Nun, 23 Jahre später, folgt Album Nummer vier – hierzulande erscheint es mit etwas Verzögerung. Das Mindeste, was man zu „Before After Ever“, so der Name des Werks, sagen kann: Blind Idiot God knüpfen nahtlos an die spektakuläre, spannungsreiche Stilmelange an, für die sie schon damals standen. Eher aber ist man geneigt zu sagen, dass es das Beste ist, was man von dieser Band bislang gehört hat.

Das Besondere an Blind Idiot God – der Name bezieht sich auf H. P. Lovecrafts Figur Azathoth mit dem Beinamen Blind Idiot God – ist, dass ihre Musik in wirklich nahezu alle Richtungen ausufert ohne auseinanderzufallen. Jazz, Art Rock, Hardcore und Reggae fallen einem da ein – vor allem aber Dub und Metal. Wenn The Clash die Band ist, die Reggae und Dub mit Punk zusammenbrachte, so haben Blind Idiot God die Stile Dub und Jazz und Impro mit Metal zusammengebracht. Und auch sie haben ihre Wurzeln in der Hardcore-/Punk-Szene, die Band startete seinerzeit in St. Louis/Missouri, während sie heute in New York ansässig ist.

Auf „Before After Ever“ ist Action, und zwar von Beginn an. Wenn es mit „Twenty Four Hour Dawn“ losgeht, so ist da sofort ein für das Album typisches, schnelles Changieren zwischen tiefen Riffs und hohen Tönen, so sind da spannungsreiche Tempowechsel.

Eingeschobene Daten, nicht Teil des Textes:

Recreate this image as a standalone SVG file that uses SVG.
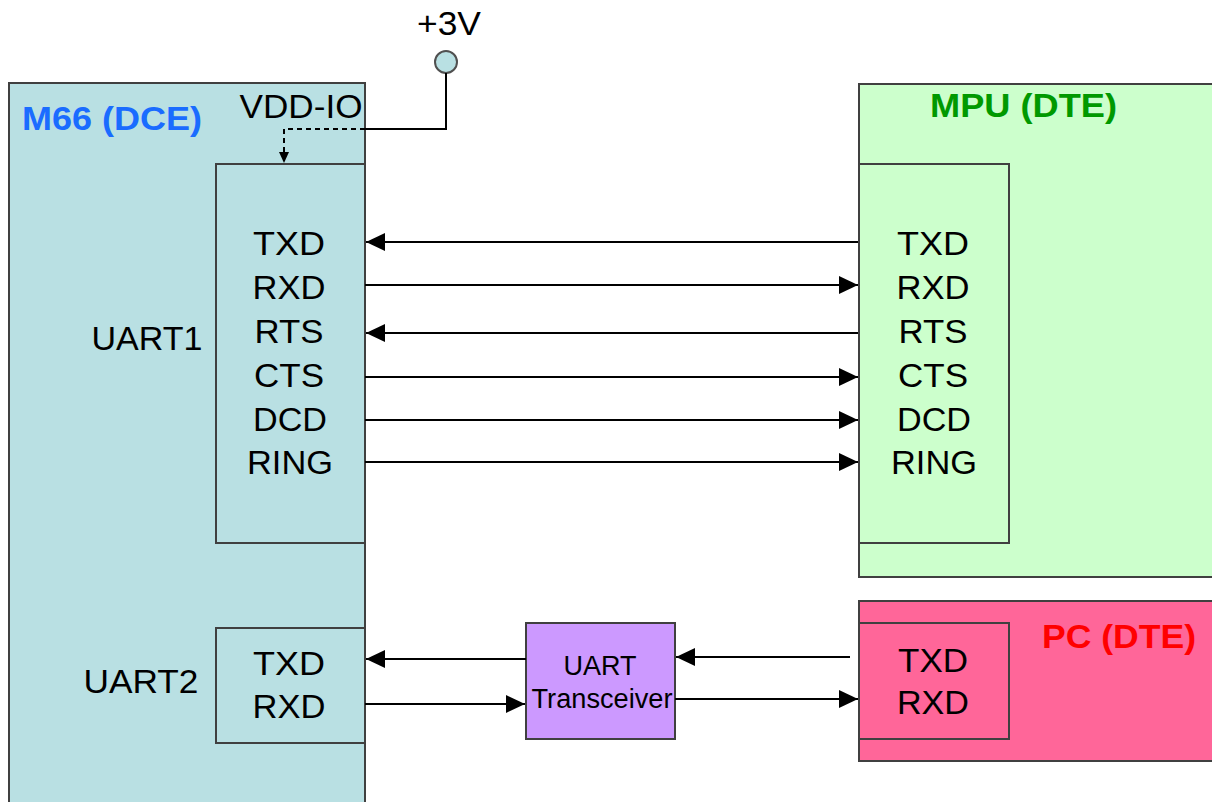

Zwischendurch verlassen Hawkins und Co. freejazzartig die eingeschlagenen Pfade, scheinen sich zu verlieren – doch nicht, sie gehen wieder zurück –, ehe man am Ende wieder zum Grundthema zurückkehrt. Gleich im Anschluss an diese knapp neunminütige musikalische Odyssee geht es in „High And Mighty“ mit ordentlich Hall auf der Gitarre und Dub-Akkorden wesentlich gemächlicher zu. Luftholen. Von diesem Wechselspiel, im Kleinen wie im Großen, lebt dieses Album.

74 Minuten lang ist das Werk, und es wirkt auf den Hörer wie eine gute, oft auch verstörende Erzählung, die mal abschweift, einen an andere Orte führt, aber den roten Faden nicht verliert. Wie gut die Dramaturgie ist, zeigt sich gegen Ende des Albums, wenn mit „Under the Weight“ noch mal ein Wahnsinnsstück kommt. Drummer Tim Wyskida,der einst bei der Drone Metal-Band Khanate hinter Snare und Becken saß, spielt Crash-Becken zu Staccato-Riffs von Hawkins, das Schlagzeug treibt das Stück voran, dann kommt Schicht für Schicht dazu, das Stück öffnet sich, nun folgen lange, ausklingende Riffs. Komplettiert werden Blind Idiot God von Will Dahl am brummenden Bass – Langzeitbassist Gabriel Katz hatte während der Entstehung des neuen Albums gesundheitliche Probleme.

Es sind tolle Spannungsbögen, die die drei auf diese Weise schaffen – Instrumentalrock, zumal in klassischer Besetzung einigermaßen reduziert, muss auf Albumlänge auch erst mal funktionieren. Wenn man eine Einschränkung bei diesem Album machen muss, so ist es die, dass die Dynamik live sicher noch um einiges besser rüberkommen wird als auf Tonträger. Aber, auch da gibt es gute Nachrichten: Blind Idiot God sollen bald wieder auf europäischen Bühnen zu sehen sein. Es ist ein Comeback, auf das man sich freuen darf. Jens Uthoff

Blind Idiot God: „Before After Ever“ (Indivisible Music/Flight 13 Records)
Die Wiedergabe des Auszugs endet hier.